Queen St. E. has a seedy past with a history of drugs and outlaw biker clubhouses.
The gentrification of the hotel has been a long time coming, said James McKinnon, owner of an adjacent burger joint known as the Double D, which isn’t referring to a bra cup size but a reference to his grandfather who was known as Dangerous Dan.
“Everyone thinks they (Jilly’s) were a big problem but they had bouncers. Without them, I think the neighbourhood will lose some of its character,” McKinnon said.
“If they put in a high-end development I won’t be able to afford the rent (for the restaurant), but I own a house in the neighbourhood. If then value increases, that’s great.”

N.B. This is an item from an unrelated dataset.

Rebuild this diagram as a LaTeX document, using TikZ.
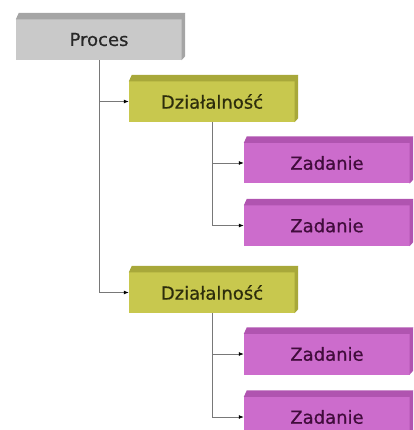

The development isn’t great news for the 40 residents of the hotel as some fear they will become homeless once they receive their 60-day eviction notice.
Two-year tenant Charles Doucette says he would happily continue living with the bed bugs, vermin, rotting interior and stench rather than face life on the street.

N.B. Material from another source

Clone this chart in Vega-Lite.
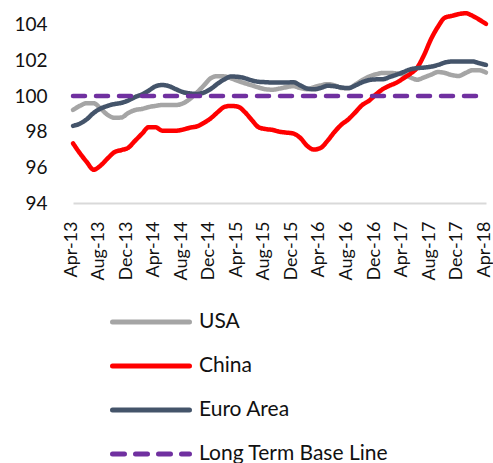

“I’ll have no place. I don’t know where to go to find another place,” disability recipient Doucette said in his decaying room as a guard dog growled in the neighbouring room.
“I’m afraid and I don’t know what will happen to my cat, Silence.”
Bruce Keefe and his wife pay $900 a month for a musty and decrepit room that goes black if they try to turn on a microwave.
“I’ve heard rumours (of eviction) but after three years here I’ll be happy to go,” Keefe said. “I’m not sad to move but I don’t know where. I’d like to get out of the east end.”
Hotel manager Mel Osolky says the building isn’t a rat’s nest but needs some “tender loving care.”
“It has always been the bad boy of the neighbourhood and needs a thorough clean up. We have done our best here but it’s time to move for a new development because it’s showing it’s age,” said Osolky.
“It’s a good question where the tenants will go. We have all walks of life here and take in people from social services.”
Mallins says the city is aware the tenants will be vacating.
“The tenants vary from hours to years … they will find alternative (arrangement),” Mallins said.
Councillor Paula Fletcher, whose ward includes the building, applauded the sale of the Broadview.
“I gather there is a lot of work to do on the old doll to get it fixed up,” Fletcher said.
“It is good for the neighbourhood. I do have to make sure that the people who are living there with very affordable rents have a place to go and are being looked after.”
Fletcher said a report on designating the building as a heritage site — which she requested last year — will be coming out in June.
“It’s a significant, significant building,” she said.